What you should do:
Write out, unaltered, each line from the top of the records below down to the line where "and +(3,-100) .. ($(obs3)+(0,-7)$);" appears, that line included.

Supplied data:
---

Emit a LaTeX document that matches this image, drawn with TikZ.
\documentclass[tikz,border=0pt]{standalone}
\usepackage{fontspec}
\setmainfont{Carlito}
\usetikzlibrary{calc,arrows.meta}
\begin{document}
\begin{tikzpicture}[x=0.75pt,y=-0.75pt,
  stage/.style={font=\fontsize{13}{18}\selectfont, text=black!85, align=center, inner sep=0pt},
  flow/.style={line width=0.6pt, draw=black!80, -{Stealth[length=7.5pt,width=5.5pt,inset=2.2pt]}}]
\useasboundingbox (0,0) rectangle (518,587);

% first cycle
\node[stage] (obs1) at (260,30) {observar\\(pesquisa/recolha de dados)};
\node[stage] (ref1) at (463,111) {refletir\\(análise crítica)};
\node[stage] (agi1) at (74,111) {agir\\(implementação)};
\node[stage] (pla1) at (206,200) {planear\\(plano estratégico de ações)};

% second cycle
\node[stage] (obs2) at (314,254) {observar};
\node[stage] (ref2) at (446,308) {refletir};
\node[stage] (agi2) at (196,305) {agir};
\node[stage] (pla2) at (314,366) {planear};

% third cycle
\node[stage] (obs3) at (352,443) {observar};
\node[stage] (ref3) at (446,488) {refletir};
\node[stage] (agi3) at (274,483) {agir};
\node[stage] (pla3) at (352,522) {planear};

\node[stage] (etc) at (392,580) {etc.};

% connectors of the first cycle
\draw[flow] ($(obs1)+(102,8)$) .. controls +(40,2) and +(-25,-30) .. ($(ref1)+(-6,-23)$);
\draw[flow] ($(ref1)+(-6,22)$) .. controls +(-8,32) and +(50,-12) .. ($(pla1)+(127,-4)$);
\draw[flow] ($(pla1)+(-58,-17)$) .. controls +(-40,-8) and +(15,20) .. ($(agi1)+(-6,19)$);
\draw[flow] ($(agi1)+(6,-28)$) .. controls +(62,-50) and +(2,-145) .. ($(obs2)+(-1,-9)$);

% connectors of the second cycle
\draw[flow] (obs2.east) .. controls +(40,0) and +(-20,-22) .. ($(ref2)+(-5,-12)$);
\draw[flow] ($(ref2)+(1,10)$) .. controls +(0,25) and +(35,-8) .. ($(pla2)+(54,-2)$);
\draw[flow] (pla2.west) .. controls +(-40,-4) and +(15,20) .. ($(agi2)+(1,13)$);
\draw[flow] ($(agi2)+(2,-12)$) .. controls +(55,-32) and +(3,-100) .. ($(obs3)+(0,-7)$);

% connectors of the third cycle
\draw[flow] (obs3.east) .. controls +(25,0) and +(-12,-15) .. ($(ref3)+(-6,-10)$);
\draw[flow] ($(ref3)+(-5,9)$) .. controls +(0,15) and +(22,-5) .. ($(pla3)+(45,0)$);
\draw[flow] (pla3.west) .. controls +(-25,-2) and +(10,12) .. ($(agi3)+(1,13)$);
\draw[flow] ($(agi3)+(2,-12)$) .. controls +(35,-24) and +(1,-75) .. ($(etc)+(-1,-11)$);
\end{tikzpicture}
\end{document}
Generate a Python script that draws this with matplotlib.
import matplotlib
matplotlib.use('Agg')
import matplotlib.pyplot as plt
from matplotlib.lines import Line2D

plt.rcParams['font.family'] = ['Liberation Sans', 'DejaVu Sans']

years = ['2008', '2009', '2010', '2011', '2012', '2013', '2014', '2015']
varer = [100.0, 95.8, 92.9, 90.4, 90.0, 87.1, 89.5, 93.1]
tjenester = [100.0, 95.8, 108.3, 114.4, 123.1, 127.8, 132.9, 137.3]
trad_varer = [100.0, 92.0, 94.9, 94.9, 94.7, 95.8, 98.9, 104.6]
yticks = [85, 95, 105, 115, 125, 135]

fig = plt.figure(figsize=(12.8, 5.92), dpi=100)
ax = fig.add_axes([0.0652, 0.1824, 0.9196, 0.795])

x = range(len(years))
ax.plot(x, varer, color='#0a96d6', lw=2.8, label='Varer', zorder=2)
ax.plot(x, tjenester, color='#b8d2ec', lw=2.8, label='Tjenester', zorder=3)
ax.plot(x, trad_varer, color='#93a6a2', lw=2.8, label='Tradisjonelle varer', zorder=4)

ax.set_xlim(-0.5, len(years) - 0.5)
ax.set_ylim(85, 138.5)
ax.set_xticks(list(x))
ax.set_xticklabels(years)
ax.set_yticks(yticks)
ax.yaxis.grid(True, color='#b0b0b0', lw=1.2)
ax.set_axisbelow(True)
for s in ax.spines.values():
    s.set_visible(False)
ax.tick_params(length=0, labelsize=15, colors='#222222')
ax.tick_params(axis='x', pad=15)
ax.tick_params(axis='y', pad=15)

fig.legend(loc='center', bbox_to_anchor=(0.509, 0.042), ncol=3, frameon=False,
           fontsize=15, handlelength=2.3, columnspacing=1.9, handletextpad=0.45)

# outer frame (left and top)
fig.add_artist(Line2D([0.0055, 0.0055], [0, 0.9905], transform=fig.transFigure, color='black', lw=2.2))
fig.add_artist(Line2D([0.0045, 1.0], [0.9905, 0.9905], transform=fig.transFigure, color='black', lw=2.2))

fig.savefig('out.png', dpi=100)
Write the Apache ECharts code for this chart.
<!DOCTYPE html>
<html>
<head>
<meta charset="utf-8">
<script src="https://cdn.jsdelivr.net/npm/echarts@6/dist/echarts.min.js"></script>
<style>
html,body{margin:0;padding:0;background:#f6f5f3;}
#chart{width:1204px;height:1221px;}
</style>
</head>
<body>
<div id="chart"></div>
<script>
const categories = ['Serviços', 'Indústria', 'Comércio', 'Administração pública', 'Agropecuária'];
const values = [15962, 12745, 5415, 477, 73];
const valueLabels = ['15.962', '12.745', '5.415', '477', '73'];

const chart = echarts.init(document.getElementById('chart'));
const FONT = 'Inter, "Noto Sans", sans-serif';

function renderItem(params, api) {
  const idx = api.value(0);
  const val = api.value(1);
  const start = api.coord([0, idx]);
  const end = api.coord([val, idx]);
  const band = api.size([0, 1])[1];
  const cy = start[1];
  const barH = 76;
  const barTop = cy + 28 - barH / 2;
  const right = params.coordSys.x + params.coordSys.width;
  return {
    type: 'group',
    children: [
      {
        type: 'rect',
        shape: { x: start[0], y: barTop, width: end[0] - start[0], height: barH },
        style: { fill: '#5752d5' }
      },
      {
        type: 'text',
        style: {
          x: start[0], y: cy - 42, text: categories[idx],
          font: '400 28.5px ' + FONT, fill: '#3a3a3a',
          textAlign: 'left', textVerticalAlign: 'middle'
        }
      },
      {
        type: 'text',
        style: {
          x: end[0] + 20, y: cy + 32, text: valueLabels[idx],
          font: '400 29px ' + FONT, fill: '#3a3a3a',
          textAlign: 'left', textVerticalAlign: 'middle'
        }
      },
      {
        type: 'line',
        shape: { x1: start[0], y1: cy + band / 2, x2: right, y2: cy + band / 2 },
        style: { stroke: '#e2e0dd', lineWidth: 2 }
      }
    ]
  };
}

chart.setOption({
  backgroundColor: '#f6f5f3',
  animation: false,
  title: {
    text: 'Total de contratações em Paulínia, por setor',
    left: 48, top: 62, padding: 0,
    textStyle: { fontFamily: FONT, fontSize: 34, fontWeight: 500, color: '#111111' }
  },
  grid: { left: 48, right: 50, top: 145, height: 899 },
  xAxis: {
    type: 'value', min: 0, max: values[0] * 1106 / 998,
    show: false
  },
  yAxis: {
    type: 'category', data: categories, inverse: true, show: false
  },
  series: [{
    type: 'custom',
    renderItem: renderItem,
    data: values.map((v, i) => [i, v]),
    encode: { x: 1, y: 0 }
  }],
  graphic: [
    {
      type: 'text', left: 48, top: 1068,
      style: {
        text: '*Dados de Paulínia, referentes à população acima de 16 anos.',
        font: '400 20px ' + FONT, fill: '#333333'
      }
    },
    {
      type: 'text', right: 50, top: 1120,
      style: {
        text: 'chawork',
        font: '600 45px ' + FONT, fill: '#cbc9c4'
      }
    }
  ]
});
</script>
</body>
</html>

---

Solution below:
Emit a LaTeX document that matches this image, drawn with TikZ.
\documentclass[tikz,border=0pt]{standalone}
\usepackage{fontspec}
\setmainfont{Carlito}
\usetikzlibrary{calc,arrows.meta}
\begin{document}
\begin{tikzpicture}[x=0.75pt,y=-0.75pt,
  stage/.style={font=\fontsize{13}{18}\selectfont, text=black!85, align=center, inner sep=0pt},
  flow/.style={line width=0.6pt, draw=black!80, -{Stealth[length=7.5pt,width=5.5pt,inset=2.2pt]}}]
\useasboundingbox (0,0) rectangle (518,587);

% first cycle
\node[stage] (obs1) at (260,30) {observar\\(pesquisa/recolha de dados)};
\node[stage] (ref1) at (463,111) {refletir\\(análise crítica)};
\node[stage] (agi1) at (74,111) {agir\\(implementação)};
\node[stage] (pla1) at (206,200) {planear\\(plano estratégico de ações)};

% second cycle
\node[stage] (obs2) at (314,254) {observar};
\node[stage] (ref2) at (446,308) {refletir};
\node[stage] (agi2) at (196,305) {agir};
\node[stage] (pla2) at (314,366) {planear};

% third cycle
\node[stage] (obs3) at (352,443) {observar};
\node[stage] (ref3) at (446,488) {refletir};
\node[stage] (agi3) at (274,483) {agir};
\node[stage] (pla3) at (352,522) {planear};

\node[stage] (etc) at (392,580) {etc.};

% connectors of the first cycle
\draw[flow] ($(obs1)+(102,8)$) .. controls +(40,2) and +(-25,-30) .. ($(ref1)+(-6,-23)$);
\draw[flow] ($(ref1)+(-6,22)$) .. controls +(-8,32) and +(50,-12) .. ($(pla1)+(127,-4)$);
\draw[flow] ($(pla1)+(-58,-17)$) .. controls +(-40,-8) and +(15,20) .. ($(agi1)+(-6,19)$);
\draw[flow] ($(agi1)+(6,-28)$) .. controls +(62,-50) and +(2,-145) .. ($(obs2)+(-1,-9)$);

% connectors of the second cycle
\draw[flow] (obs2.east) .. controls +(40,0) and +(-20,-22) .. ($(ref2)+(-5,-12)$);
\draw[flow] ($(ref2)+(1,10)$) .. controls +(0,25) and +(35,-8) .. ($(pla2)+(54,-2)$);
\draw[flow] (pla2.west) .. controls +(-40,-4) and +(15,20) .. ($(agi2)+(1,13)$);
\draw[flow] ($(agi2)+(2,-12)$) .. controls +(55,-32) and +(3,-100) .. ($(obs3)+(0,-7)$);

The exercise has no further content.